La única guerra que yo he vivido como combatiente es justamente ésta: la Guerra de las Ondas. La que se cuenta en “Reyes de la Noche”. Una guerra civil que enfrentaba a dos Españas radiofónicas a las doce de la noche. Tuvo lugar en la Península Ibérica, a finales del siglo XX, y ha llovido tanto desde entonces -bueno, cada vez llueve menos- que aquello ya parece la guerra del general Espartero, o el desembarco en Alhucemas.
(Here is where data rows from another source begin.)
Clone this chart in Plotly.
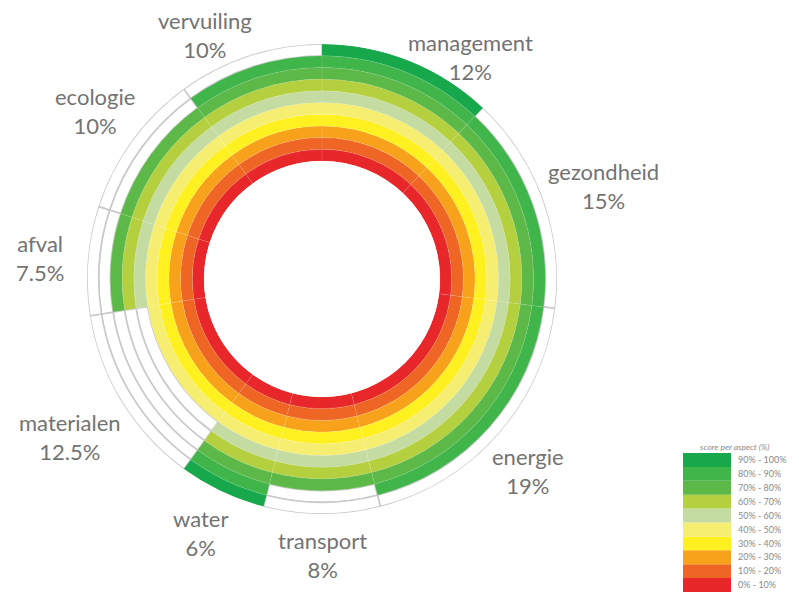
import plotly.graph_objects as go

# ---- data ----
aspects = ["management", "gezondheid", "energie", "transport", "water",
           "materialen", "afval", "ecologie", "vervuiling"]
weights = [12, 15, 19, 8, 6, 12.5, 7.5, 10, 10]          # % of circle
weight_labels = ["12%", "15%", "19%", "8%", "6%", "12.5%", "7.5%", "10%", "10%"]
scores = [10, 9, 9, 8, 10, 5, 8, 8, 9]                     # filled rings (of 10)
band_labels = ["0% - 10%", "10% - 20%", "20% - 30%", "30% - 40%", "40% - 50%",
               "50% - 60%", "60% - 70%", "70% - 80%", "80% - 90%", "90% - 100%"]
band_colors = ["#e8272a", "#ee6524", "#f8a21c", "#fff020", "#f6ee70",
               "#c4dca2", "#b5d03f", "#5db947", "#3fb54a", "#18a84c"]

# label placement (paper px of reference), style only
label_pos = {
    "management": (471, 57), "gezondheid": (603, 186), "energie": (528, 471),
    "transport": (322, 555), "water": (200, 533), "materialen": (70, 437),
    "afval": (40, 258), "ecologie": (95, 111), "vervuiling": (205, 35),
}

W, H = 799, 595
cx, cy, R = 322, 279, 235
hole = 118 / 235

# build cell arrays
thetas, widths = [], []
acc = 0
for w in weights:
    thetas.append((acc + w / 2) * 3.6)
    widths.append(w * 3.6)
    acc += w

emp = dict(theta=[], width=[], base=[], r=[])
fil = dict(theta=[], width=[], base=[], r=[], color=[])
for i, s in enumerate(scores):
    for k in range(10):
        if k < s:
            fil["theta"].append(thetas[i]); fil["width"].append(widths[i])
            fil["base"].append(k); fil["r"].append(1); fil["color"].append(band_colors[k])
        else:
            emp["theta"].append(thetas[i]); emp["width"].append(widths[i])
            emp["base"].append(k); emp["r"].append(1)

fig = go.Figure()
fig.add_trace(go.Barpolar(
    theta=emp["theta"], width=emp["width"], base=emp["base"], r=emp["r"],
    marker=dict(color="white", line=dict(color="#c9c9cd", width=1.6)),
    hoverinfo="skip", showlegend=False))
fig.add_trace(go.Barpolar(
    theta=fil["theta"], width=fil["width"], base=fil["base"], r=fil["r"],
    marker=dict(color=fil["color"], line=dict(color="rgba(255,255,255,0.18)", width=0.5)),
    hoverinfo="skip", showlegend=False))

# legend as a stacked bar
fig.add_trace(go.Bar(
    x=[0] * 10, y=[1] * 10, base=list(range(10)), width=1,
    marker=dict(color=band_colors, line=dict(width=0)),
    xaxis="x", yaxis="y", hoverinfo="skip", showlegend=False))

fig.update_layout(
    width=W, height=H, margin=dict(l=0, r=0, t=0, b=0),
    paper_bgcolor="white", plot_bgcolor="white",
    font=dict(family="Lato, Open Sans, sans-serif", color="#707070"),
    barmode="overlay",
    polar=dict(
        domain=dict(x=[(cx - R) / W, (cx + R) / W], y=[(H - cy - R) / H, (H - cy + R) / H]),
        hole=hole, bgcolor="white", bargap=0,
        radialaxis=dict(range=[0, 10], visible=False),
        angularaxis=dict(direction="clockwise", rotation=90, visible=False,
                         showgrid=False, showline=False, showticklabels=False),
    ),
    xaxis=dict(domain=[683 / W, 731 / W], range=[-0.5, 0.5], visible=False, fixedrange=True),
    yaxis=dict(domain=[3 / H, 142 / H], range=[0, 10], side="right",
               tickvals=[k + 0.5 for k in range(10)], ticktext=band_labels,
               tickfont=dict(size=9, color="#8a8a8a"), showgrid=False, zeroline=False,
               showline=False, ticks="", ticklabelstandoff=6, fixedrange=True),
)

for i, name in enumerate(aspects):
    x, y = label_pos[name]
    fig.add_annotation(x=x / W, y=1 - y / H, xref="paper", yref="paper",
                       text=f"{name}<br>{weight_labels[i]}", showarrow=False,
                       font=dict(size=22, color="#737373"), align="center",
                       xanchor="center", yanchor="middle")

fig.add_annotation(x=735 / W, y=1 - 447 / H, xref="paper", yref="paper",
                   text="<i>score per aspect (%)</i>", showarrow=False,
                   font=dict(size=8.5, color="#8a8a8a"), xanchor="center", yanchor="middle")

fig.write_html("out.html")
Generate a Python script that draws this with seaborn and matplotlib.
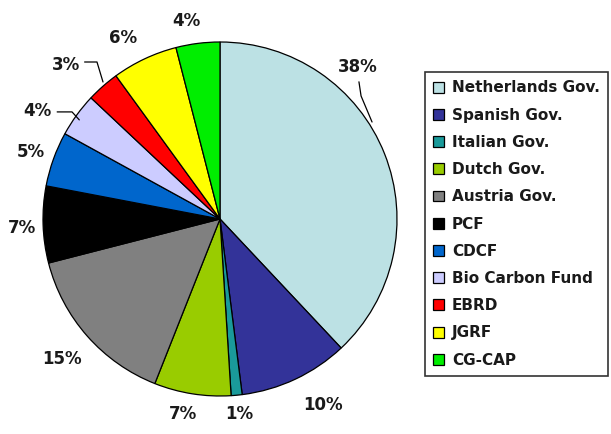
import matplotlib
matplotlib.use("Agg")
import matplotlib.pyplot as plt
from matplotlib.patches import Patch
import seaborn as sns

# ---- data ----
funds = ["Netherlands Gov.", "Spanish Gov.", "Italian Gov.", "Dutch Gov.", "Austria Gov.",
         "PCF", "CDCF", "Bio Carbon Fund", "EBRD", "JGRF", "CG-CAP"]
shares = [38, 10, 1, 7, 15, 7, 5, 4, 3, 6, 4]
pct_labels = ["38%", "10%", "1%", "7%", "15%", "7%", "5%", "4%", "3%", "6%", "4%"]
colors = ["#BCE1E4", "#333399", "#1A9A9A", "#99CC00", "#808080", "#000000",
          "#0066CC", "#CCCCFF", "#FF0000", "#FFFF00", "#00EE00"]

# ---- layout (label positions in pie-radius units) ----
label_pos = [(0.78, 0.86), (0.58, -1.05), (0.11, -1.10), (-0.21, -1.10), (-0.89, -0.79),
             (-1.12, -0.05), (-1.07, 0.38), (-1.03, 0.61), (-0.87, 0.87), (-0.55, 1.02),
             (-0.19, 1.12)]
leaders = {
    0: [(0.785, 0.775), (0.797, 0.695), (0.859, 0.548)],
    7: [(-0.92, 0.605), (-0.836, 0.605), (-0.795, 0.56)],
    8: [(-0.765, 0.887), (-0.695, 0.887), (-0.661, 0.774)],
}

sns.set_theme(style="white")
plt.rcParams['font.family'] = ['DejaVu Sans']

W, H = 611, 434
fig = plt.figure(figsize=(W / 100, H / 100), dpi=100)
fig.patch.set_facecolor("white")
cx, cy, R = 220, 219, 177
ax = fig.add_axes([(cx - R) / W, (H - cy - R) / H, 2 * R / W, 2 * R / H])

wedges, _ = ax.pie(shares, colors=colors, startangle=90, counterclock=False,
                   wedgeprops=dict(edgecolor="black", linewidth=0.9), radius=1.0)
ax.set_xlim(-1, 1)
ax.set_ylim(-1, 1)
ax.set_aspect("equal")
ax.axis("off")

for i, (lab, (x, y)) in enumerate(zip(pct_labels, label_pos)):
    ax.text(x, y, lab, ha="center", va="center", fontsize=12, fontweight="bold",
            color="#1a1a1a")
for i, pts in leaders.items():
    xs, ys = zip(*pts)
    ax.plot(xs, ys, color="black", linewidth=0.9, clip_on=False)

handles = [Patch(facecolor=c, edgecolor="black", linewidth=0.9, label=f)
           for f, c in zip(funds, colors)]
leg = fig.legend(handles=handles, loc="upper left", bbox_to_anchor=(425 / W, 1 - 72 / H),
                 frameon=True, fancybox=False, borderaxespad=0, borderpad=0.55,
                 handlelength=0.72, handleheight=0.72, handletextpad=0.5,
                 labelspacing=0.8,
                 prop=dict(size=11, weight="bold"))
leg.get_frame().set_edgecolor("black")
leg.get_frame().set_linewidth(1.2)
for t in leg.get_texts():
    t.set_color("#1a1a1a")

fig.savefig("out.png", dpi=100)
Yo era combatiente, ya digo, y además encarnizado, hombro con hombro en la trinchera de José Ramón, que entonces era el viento fresco y la radio divertida. Hasta que de tanto fingirse su némesis, J. R. se acabó convirtiendo en su mortal enemigo. Yo por entonces era un converso, un traidor de García. Yo, como otros tantos, me había venido de Sylvania a Freedonia a echarme unas risas, y a desprenderme de la trascendencia. Qué me importaba ya el último escándalo de la Federación, o la última corruptela del Ministerio de Deportes, si sólo quería divertirme y pasar las noches en vela.
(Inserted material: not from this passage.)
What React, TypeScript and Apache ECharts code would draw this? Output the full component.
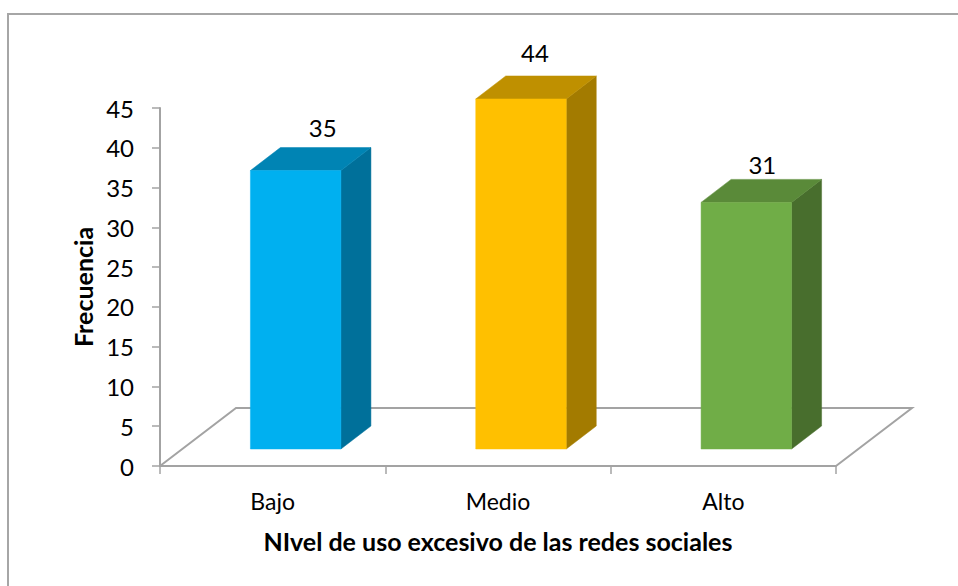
import React, { useEffect, useRef } from "react";
import * as echarts from "echarts";

const categories = ["Bajo", "Medio", "Alto"];
const frecuencia = [35, 44, 31];
const yTicksMax = 45;
const yTickStep = 5;
const xTitle = "NIvel de uso excesivo de las redes sociales";
const yTitle = "Frecuencia";

const frontColors = ["#00B0F0", "#FFC000", "#70AD47"];
const topColors = ["#0084B4", "#BF9000", "#5A8A39"];
const sideColors = ["#00709A", "#A37B00", "#486E2D"];

const FONT = "Lato, Carlito, sans-serif";
const GREY = "#A3A3A3";
const DX = 30;
const DY = -23;
const LIFT = 17;
const FLOOR_DX = 76;
const FLOOR_DY = -58;
const BAR_W = 90.5;
const SHIFT = 23;
const labelOffsets = [[27, -43], [14, -46], [16, -38]];

export default function App() {
  const ref = useRef<HTMLDivElement>(null);
  useEffect(() => {
    document.body.style.margin = "0";
    const chart = echarts.init(ref.current!, null, { renderer: "svg" });
    chart.setOption({
      animation: false,
      backgroundColor: "#FFFFFF",
      grid: { left: 160, right: 122, top: 108, bottom: 120, containLabel: false },
      xAxis: {
        type: "category",
        data: categories,
        name: xTitle,
        nameLocation: "middle",
        nameGap: 62,
        nameTextStyle: { fontFamily: FONT, fontSize: 25, fontWeight: "bold", color: "#000" },
        axisLine: { lineStyle: { color: GREY, width: 2 } },
        axisTick: { show: true, length: 8, alignWithLabel: false, lineStyle: { color: GREY, width: 1.5 } },
        axisLabel: { fontFamily: FONT, fontSize: 23, color: "#000", margin: 23 },
        splitLine: { show: false },
      },
      yAxis: {
        type: "value",
        min: 0,
        max: yTicksMax,
        interval: yTickStep,
        name: yTitle,
        nameLocation: "middle",
        nameGap: 65,
        nameRotate: 90,
        nameTextStyle: { fontFamily: FONT, fontSize: 25, fontWeight: "bold", color: "#000" },
        axisLine: { show: true, lineStyle: { color: GREY, width: 2 } },
        axisTick: { show: true, length: 8, lineStyle: { color: GREY, width: 1.5 } },
        axisLabel: { fontFamily: FONT, fontSize: 24, color: "#000", margin: 26 },
        splitLine: { show: false },
      },
      graphic: [
        {
          type: "polyline",
          silent: true,
          shape: { points: [[8, 586], [8, 14], [958, 14]] },
          style: { stroke: "#A6A6A6", lineWidth: 2, fill: "none" },
        },
      ],
      series: [
        {
          type: "custom",
          silent: true,
          z: 1,
          data: [0],
          renderItem: (params: any) => {
            const c = params.coordSys;
            const b = c.y + c.height;
            const r = c.x + c.width;
            return {
              type: "polyline",
              shape: {
                points: [
                  [c.x, b],
                  [c.x + FLOOR_DX, b + FLOOR_DY],
                  [r + FLOOR_DX, b + FLOOR_DY],
                  [r, b],
                ],
              },
              style: { stroke: GREY, lineWidth: 2, fill: "none" },
            };
          },
        },
        {
          type: "custom",
          silent: true,
          z: 3,
          data: frecuencia.map((v, i) => [i, v]),
          encode: { x: 0, y: 1 },
          renderItem: (_p: any, api: any) => {
            const i = api.value(0);
            const v = api.value(1);
            const base = api.coord([i, 0]);
            const top = api.coord([i, v]);
            const x0 = base[0] + SHIFT - BAR_W / 2;
            const x1 = x0 + BAR_W;
            const yb = base[1] - LIFT;
            const yt = top[1] - LIFT;
            const poly = (points: number[][], fill: string) => ({
              type: "polygon",
              shape: { points },
              style: { fill, stroke: fill, lineWidth: 0.5 },
            });
            return {
              type: "group",
              children: [
                poly([[x1, yb], [x1 + DX, yb + DY], [x1 + DX, yt + DY], [x1, yt]], sideColors[i]),
                poly([[x0, yt], [x0 + DX, yt + DY], [x1 + DX, yt + DY], [x1, yt]], topColors[i]),
                poly([[x0, yb], [x1, yb], [x1, yt], [x0, yt]], frontColors[i]),
                {
                  type: "text",
                  x: (x0 + x1) / 2 + labelOffsets[i][0],
                  y: yt + labelOffsets[i][1],
                  style: {
                    text: String(v),
                    fontFamily: FONT,
                    fontSize: 24,
                    fill: "#000",
                    align: "center",
                    verticalAlign: "middle",
                  },
                },
              ],
            };
          },
        },
      ],
    });
    return () => chart.dispose();
  }, []);
  return <div ref={ref} style={{ position: "absolute", left: 0, top: 0, width: 958, height: 586 }} />;
}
Dejar a José María García fue casi como dejar a un padre. En mi niñez, mi padre, el biológico, cuando venía de trabajar, cenaba en la cocina, y ponía Supergarcía en la hora cero para enterarse de la última cagada del Madrid, que era lo que a él le levantaba la moral tras estar 16 horas al pie del cañón en otra guerra muy diferente: una guerra de comer, de llegar a fin de mes. La lucha de clases... Yo le esperaba remoloneando por la casa, disimulando con los deberes, y me sentaba un rato en la cocina para escuchar el programa. Así fue cómo me hice de García. Su voz -familiar, histriónica, inconfundible- me acompañó hasta la llegada en falso de la madurez. Con García viví mil desgracias deportivas y un puñado de momentos eufóricos. Una vez que vino la Vuelta a España a León, mis amigos y yo nos grillamos una clase para verle a él, no a los ciclistas. Le adorábamos... Pero luego se volvió un tiranuelo sin gracia y hubo que matarlo. Metafóricamente, claro. Y entonces cruzamos las líneas enemigas, para desertar.

Con el tiempo también terminé desertando de José Ramón, pero eso ya son guerrillas, más que guerras, y además incruentas, y muy civilizadas, que no darían para hacer una serie de televisión.